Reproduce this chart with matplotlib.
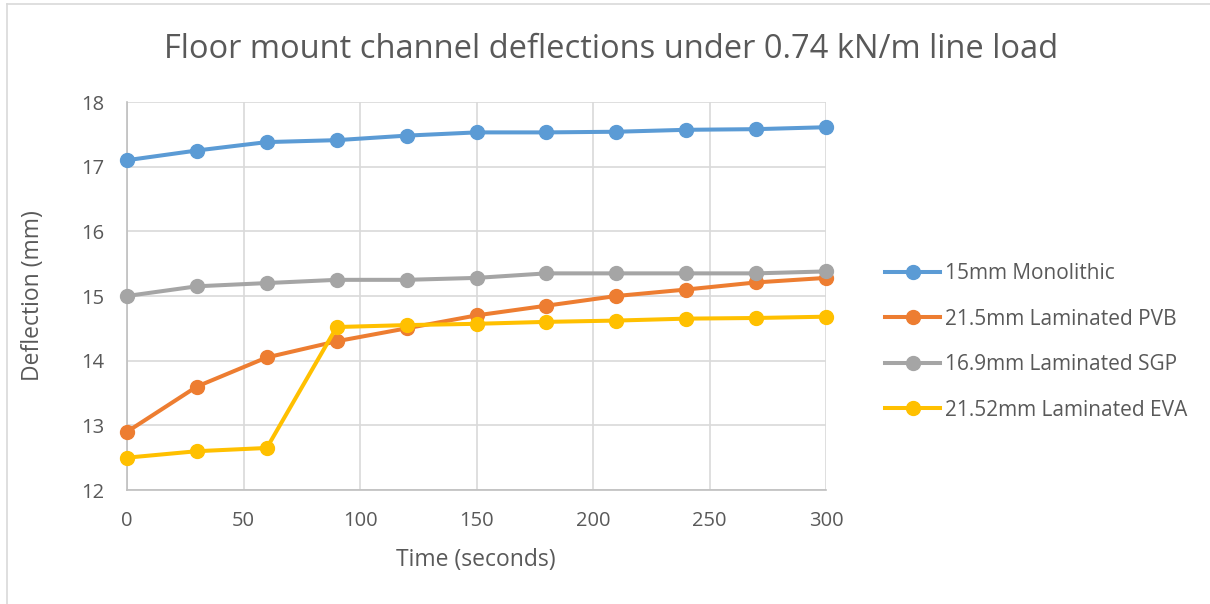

--

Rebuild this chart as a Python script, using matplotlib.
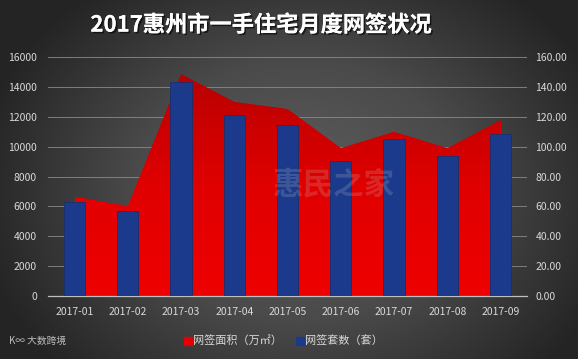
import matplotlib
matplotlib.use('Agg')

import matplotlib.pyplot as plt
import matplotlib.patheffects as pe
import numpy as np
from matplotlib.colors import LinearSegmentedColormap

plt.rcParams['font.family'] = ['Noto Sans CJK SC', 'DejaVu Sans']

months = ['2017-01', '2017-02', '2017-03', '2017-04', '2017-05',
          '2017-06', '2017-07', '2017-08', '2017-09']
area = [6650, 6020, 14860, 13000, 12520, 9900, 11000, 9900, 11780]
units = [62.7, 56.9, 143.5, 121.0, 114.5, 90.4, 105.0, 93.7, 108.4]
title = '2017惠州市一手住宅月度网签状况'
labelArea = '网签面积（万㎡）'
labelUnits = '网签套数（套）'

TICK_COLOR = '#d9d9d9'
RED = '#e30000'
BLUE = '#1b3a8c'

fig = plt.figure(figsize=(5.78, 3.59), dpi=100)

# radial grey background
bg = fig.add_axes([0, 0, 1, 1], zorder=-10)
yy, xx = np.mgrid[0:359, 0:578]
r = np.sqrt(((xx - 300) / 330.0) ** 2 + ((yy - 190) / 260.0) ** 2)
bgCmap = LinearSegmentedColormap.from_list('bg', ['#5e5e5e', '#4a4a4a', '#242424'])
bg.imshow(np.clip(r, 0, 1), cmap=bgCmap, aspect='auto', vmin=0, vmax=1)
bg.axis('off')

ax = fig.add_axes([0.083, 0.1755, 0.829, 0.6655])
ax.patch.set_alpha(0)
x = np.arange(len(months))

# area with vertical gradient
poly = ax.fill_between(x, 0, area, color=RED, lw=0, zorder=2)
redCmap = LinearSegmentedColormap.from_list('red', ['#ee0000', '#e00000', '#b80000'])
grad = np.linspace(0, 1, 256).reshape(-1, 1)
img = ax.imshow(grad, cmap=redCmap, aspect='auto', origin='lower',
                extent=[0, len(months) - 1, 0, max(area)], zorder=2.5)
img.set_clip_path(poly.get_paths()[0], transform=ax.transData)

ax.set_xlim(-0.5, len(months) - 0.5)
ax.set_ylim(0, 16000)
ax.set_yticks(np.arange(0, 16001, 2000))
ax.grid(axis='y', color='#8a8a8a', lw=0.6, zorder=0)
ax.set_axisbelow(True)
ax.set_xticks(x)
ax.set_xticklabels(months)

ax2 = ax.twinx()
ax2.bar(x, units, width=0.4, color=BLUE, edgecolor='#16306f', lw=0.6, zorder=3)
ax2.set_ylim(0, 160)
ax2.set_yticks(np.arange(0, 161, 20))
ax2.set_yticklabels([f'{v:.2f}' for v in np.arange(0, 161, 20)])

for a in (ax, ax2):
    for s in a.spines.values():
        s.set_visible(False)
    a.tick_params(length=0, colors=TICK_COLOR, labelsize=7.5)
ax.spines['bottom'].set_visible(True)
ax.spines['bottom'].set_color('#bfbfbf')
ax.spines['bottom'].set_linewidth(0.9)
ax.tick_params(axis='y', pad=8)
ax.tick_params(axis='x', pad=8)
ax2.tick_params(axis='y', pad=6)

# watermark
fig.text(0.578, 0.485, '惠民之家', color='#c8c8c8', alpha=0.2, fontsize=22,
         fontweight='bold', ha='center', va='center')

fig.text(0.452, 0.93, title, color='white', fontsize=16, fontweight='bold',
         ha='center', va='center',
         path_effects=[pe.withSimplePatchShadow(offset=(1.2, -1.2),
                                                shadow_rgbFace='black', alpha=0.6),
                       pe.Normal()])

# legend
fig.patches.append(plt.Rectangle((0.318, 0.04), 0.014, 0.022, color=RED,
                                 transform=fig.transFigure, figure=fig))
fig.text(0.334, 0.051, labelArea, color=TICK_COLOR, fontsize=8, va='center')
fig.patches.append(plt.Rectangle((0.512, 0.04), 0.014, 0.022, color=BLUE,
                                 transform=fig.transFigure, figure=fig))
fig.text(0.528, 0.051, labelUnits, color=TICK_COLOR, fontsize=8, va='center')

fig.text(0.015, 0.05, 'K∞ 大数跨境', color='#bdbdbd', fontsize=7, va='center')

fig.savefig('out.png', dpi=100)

---

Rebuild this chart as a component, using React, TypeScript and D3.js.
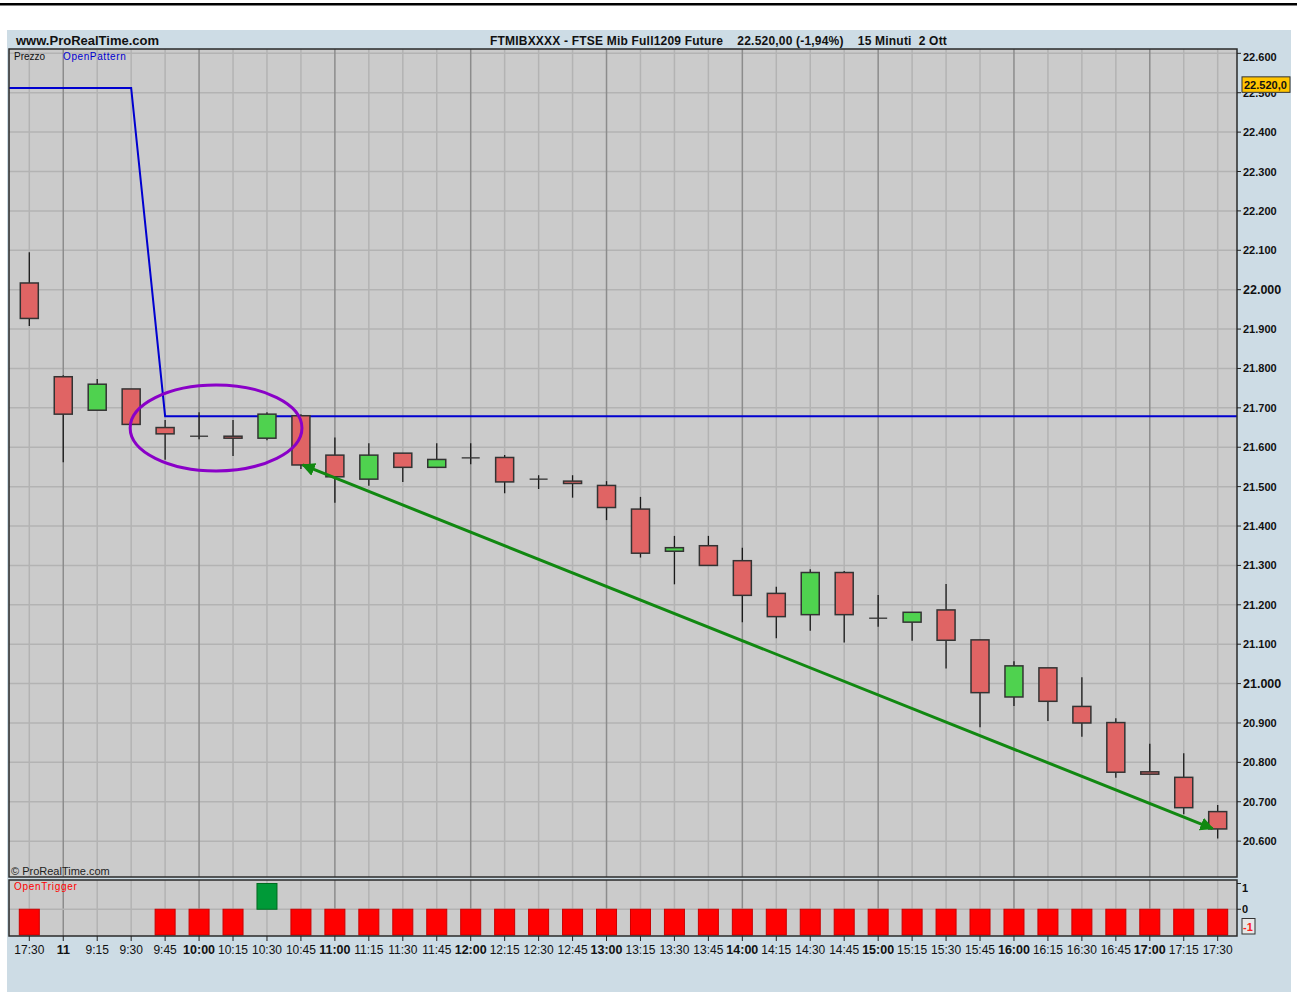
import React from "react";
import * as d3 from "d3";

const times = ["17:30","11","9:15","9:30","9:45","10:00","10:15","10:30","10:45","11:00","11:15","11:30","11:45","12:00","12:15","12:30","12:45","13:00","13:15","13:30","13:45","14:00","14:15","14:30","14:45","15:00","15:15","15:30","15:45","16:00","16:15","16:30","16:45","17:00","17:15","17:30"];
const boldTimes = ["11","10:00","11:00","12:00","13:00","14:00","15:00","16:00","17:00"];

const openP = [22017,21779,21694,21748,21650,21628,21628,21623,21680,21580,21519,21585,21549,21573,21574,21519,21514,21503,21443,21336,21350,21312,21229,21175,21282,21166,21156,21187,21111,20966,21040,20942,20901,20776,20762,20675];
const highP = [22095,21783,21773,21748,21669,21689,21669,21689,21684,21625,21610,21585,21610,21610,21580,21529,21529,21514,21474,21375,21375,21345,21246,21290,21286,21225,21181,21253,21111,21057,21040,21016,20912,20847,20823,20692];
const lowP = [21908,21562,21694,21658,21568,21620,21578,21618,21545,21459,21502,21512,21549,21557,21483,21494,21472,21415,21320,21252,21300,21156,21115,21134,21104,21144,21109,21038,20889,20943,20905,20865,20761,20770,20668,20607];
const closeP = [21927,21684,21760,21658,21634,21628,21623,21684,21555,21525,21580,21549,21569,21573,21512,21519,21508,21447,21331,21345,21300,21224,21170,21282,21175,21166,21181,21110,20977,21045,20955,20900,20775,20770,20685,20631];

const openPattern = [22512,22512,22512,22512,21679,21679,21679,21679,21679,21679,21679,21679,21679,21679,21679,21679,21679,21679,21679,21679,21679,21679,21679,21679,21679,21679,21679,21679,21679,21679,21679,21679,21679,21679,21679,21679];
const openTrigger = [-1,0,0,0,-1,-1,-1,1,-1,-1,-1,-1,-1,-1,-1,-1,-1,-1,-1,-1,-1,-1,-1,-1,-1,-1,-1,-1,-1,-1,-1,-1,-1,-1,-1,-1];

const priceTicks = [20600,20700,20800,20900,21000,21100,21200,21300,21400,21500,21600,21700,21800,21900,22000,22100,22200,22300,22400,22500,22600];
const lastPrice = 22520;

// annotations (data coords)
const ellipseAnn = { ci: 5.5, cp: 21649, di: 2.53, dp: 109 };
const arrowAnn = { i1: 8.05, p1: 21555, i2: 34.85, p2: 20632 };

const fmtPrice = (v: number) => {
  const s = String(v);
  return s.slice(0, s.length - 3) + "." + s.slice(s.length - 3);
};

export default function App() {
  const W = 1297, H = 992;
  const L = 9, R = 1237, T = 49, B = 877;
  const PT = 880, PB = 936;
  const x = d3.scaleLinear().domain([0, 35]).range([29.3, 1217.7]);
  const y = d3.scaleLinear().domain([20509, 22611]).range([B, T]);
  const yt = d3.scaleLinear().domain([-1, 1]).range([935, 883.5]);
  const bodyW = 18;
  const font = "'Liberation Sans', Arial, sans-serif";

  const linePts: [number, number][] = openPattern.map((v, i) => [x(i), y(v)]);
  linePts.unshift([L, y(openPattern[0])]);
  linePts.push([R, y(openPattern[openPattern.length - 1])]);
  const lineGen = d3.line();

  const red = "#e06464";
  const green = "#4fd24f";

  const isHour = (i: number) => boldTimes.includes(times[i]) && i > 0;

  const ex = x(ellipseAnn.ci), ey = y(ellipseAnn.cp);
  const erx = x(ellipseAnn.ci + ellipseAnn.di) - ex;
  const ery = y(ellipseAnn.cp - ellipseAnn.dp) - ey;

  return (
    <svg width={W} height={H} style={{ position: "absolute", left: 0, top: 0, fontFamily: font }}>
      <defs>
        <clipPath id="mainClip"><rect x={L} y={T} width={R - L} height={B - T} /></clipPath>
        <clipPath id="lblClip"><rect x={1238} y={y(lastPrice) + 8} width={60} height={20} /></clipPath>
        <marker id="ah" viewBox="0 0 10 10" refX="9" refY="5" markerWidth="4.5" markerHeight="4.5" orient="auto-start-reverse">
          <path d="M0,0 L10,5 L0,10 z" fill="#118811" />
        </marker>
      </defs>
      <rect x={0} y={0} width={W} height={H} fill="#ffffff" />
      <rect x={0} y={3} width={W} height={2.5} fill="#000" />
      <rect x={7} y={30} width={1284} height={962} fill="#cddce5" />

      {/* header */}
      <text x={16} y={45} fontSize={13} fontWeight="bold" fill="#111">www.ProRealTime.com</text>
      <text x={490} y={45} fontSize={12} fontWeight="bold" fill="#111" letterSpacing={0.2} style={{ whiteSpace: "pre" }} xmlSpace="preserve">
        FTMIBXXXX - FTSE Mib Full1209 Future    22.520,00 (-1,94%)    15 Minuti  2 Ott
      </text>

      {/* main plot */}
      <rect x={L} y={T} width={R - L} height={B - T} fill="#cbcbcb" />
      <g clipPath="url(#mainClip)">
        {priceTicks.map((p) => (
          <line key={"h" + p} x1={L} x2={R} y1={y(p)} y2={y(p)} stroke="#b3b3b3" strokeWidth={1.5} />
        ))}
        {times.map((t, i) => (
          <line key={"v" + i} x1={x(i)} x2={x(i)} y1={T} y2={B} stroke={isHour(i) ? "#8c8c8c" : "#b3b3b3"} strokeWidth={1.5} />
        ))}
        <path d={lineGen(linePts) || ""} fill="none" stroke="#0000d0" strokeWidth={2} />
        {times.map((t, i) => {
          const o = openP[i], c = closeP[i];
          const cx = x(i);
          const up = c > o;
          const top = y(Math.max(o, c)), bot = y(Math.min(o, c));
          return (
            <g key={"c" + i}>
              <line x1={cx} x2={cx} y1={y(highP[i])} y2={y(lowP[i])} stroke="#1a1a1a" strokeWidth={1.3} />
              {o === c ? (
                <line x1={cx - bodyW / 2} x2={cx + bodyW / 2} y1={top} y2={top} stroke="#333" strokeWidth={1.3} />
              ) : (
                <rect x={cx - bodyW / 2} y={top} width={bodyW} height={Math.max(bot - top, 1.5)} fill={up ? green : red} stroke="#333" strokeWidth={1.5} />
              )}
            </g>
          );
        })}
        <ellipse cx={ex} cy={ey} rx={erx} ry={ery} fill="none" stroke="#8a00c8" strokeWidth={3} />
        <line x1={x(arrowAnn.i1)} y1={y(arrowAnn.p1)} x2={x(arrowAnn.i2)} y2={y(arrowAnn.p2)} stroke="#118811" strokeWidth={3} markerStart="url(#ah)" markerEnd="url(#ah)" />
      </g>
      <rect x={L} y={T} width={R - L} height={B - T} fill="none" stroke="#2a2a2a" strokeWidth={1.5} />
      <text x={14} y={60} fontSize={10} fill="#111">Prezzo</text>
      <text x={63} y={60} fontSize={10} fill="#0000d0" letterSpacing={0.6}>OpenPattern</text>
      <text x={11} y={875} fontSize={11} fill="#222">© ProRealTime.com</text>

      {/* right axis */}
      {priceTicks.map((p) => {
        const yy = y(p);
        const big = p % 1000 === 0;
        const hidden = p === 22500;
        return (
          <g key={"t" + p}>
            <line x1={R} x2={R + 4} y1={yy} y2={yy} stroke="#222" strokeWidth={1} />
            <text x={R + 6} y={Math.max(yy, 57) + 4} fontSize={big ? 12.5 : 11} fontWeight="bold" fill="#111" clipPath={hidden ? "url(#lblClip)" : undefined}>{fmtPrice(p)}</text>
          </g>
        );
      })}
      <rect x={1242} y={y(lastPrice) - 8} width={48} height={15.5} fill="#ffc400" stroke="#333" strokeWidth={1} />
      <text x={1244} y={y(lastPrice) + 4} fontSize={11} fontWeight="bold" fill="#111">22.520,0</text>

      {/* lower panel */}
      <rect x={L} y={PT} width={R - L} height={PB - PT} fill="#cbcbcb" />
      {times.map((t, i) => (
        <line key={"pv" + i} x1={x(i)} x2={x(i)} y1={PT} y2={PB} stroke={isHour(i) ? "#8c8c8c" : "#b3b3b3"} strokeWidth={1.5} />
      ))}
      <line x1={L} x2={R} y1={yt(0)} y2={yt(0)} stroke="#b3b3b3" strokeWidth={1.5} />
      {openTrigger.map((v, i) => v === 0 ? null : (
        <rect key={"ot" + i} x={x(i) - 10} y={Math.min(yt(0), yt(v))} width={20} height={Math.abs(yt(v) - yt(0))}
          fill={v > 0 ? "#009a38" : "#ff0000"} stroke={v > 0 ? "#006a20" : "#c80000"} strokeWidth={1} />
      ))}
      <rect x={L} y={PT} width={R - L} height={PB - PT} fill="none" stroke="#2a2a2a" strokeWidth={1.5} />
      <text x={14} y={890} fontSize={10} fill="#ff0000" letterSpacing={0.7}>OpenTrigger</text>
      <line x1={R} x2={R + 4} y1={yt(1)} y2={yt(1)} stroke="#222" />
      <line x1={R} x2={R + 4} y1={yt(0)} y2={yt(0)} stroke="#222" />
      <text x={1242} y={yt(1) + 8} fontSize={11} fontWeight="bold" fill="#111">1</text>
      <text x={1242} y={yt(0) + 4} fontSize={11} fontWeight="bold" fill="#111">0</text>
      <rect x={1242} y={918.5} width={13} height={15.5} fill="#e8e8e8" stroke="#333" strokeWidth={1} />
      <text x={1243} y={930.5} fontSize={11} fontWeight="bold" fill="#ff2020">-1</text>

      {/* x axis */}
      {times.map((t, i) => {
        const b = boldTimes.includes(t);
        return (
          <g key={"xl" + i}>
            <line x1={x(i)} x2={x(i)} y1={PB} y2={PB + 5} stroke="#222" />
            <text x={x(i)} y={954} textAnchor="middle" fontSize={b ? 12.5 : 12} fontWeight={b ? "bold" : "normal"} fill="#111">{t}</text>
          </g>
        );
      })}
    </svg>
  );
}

- What is asked -
Above are records; repeat only the lines from the line with "Rebuild this chart as a Python" through the line with "np.arange(0, 161, 20)])", and leave pictures out.

- Task response -
Rebuild this chart as a Python script, using matplotlib.
import matplotlib
matplotlib.use('Agg')

import matplotlib.pyplot as plt
import matplotlib.patheffects as pe
import numpy as np
from matplotlib.colors import LinearSegmentedColormap

plt.rcParams['font.family'] = ['Noto Sans CJK SC', 'DejaVu Sans']

months = ['2017-01', '2017-02', '2017-03', '2017-04', '2017-05',
          '2017-06', '2017-07', '2017-08', '2017-09']
area = [6650, 6020, 14860, 13000, 12520, 9900, 11000, 9900, 11780]
units = [62.7, 56.9, 143.5, 121.0, 114.5, 90.4, 105.0, 93.7, 108.4]
title = '2017惠州市一手住宅月度网签状况'
labelArea = '网签面积（万㎡）'
labelUnits = '网签套数（套）'

TICK_COLOR = '#d9d9d9'
RED = '#e30000'
BLUE = '#1b3a8c'

fig = plt.figure(figsize=(5.78, 3.59), dpi=100)

# radial grey background
bg = fig.add_axes([0, 0, 1, 1], zorder=-10)
yy, xx = np.mgrid[0:359, 0:578]
r = np.sqrt(((xx - 300) / 330.0) ** 2 + ((yy - 190) / 260.0) ** 2)
bgCmap = LinearSegmentedColormap.from_list('bg', ['#5e5e5e', '#4a4a4a', '#242424'])
bg.imshow(np.clip(r, 0, 1), cmap=bgCmap, aspect='auto', vmin=0, vmax=1)
bg.axis('off')

ax = fig.add_axes([0.083, 0.1755, 0.829, 0.6655])
ax.patch.set_alpha(0)
x = np.arange(len(months))

# area with vertical gradient
poly = ax.fill_between(x, 0, area, color=RED, lw=0, zorder=2)
redCmap = LinearSegmentedColormap.from_list('red', ['#ee0000', '#e00000', '#b80000'])
grad = np.linspace(0, 1, 256).reshape(-1, 1)
img = ax.imshow(grad, cmap=redCmap, aspect='auto', origin='lower',
                extent=[0, len(months) - 1, 0, max(area)], zorder=2.5)
img.set_clip_path(poly.get_paths()[0], transform=ax.transData)

ax.set_xlim(-0.5, len(months) - 0.5)
ax.set_ylim(0, 16000)
ax.set_yticks(np.arange(0, 16001, 2000))
ax.grid(axis='y', color='#8a8a8a', lw=0.6, zorder=0)
ax.set_axisbelow(True)
ax.set_xticks(x)
ax.set_xticklabels(months)

ax2 = ax.twinx()
ax2.bar(x, units, width=0.4, color=BLUE, edgecolor='#16306f', lw=0.6, zorder=3)
ax2.set_ylim(0, 160)
ax2.set_yticks(np.arange(0, 161, 20))
ax2.set_yticklabels([f'{v:.2f}' for v in np.arange(0, 161, 20)])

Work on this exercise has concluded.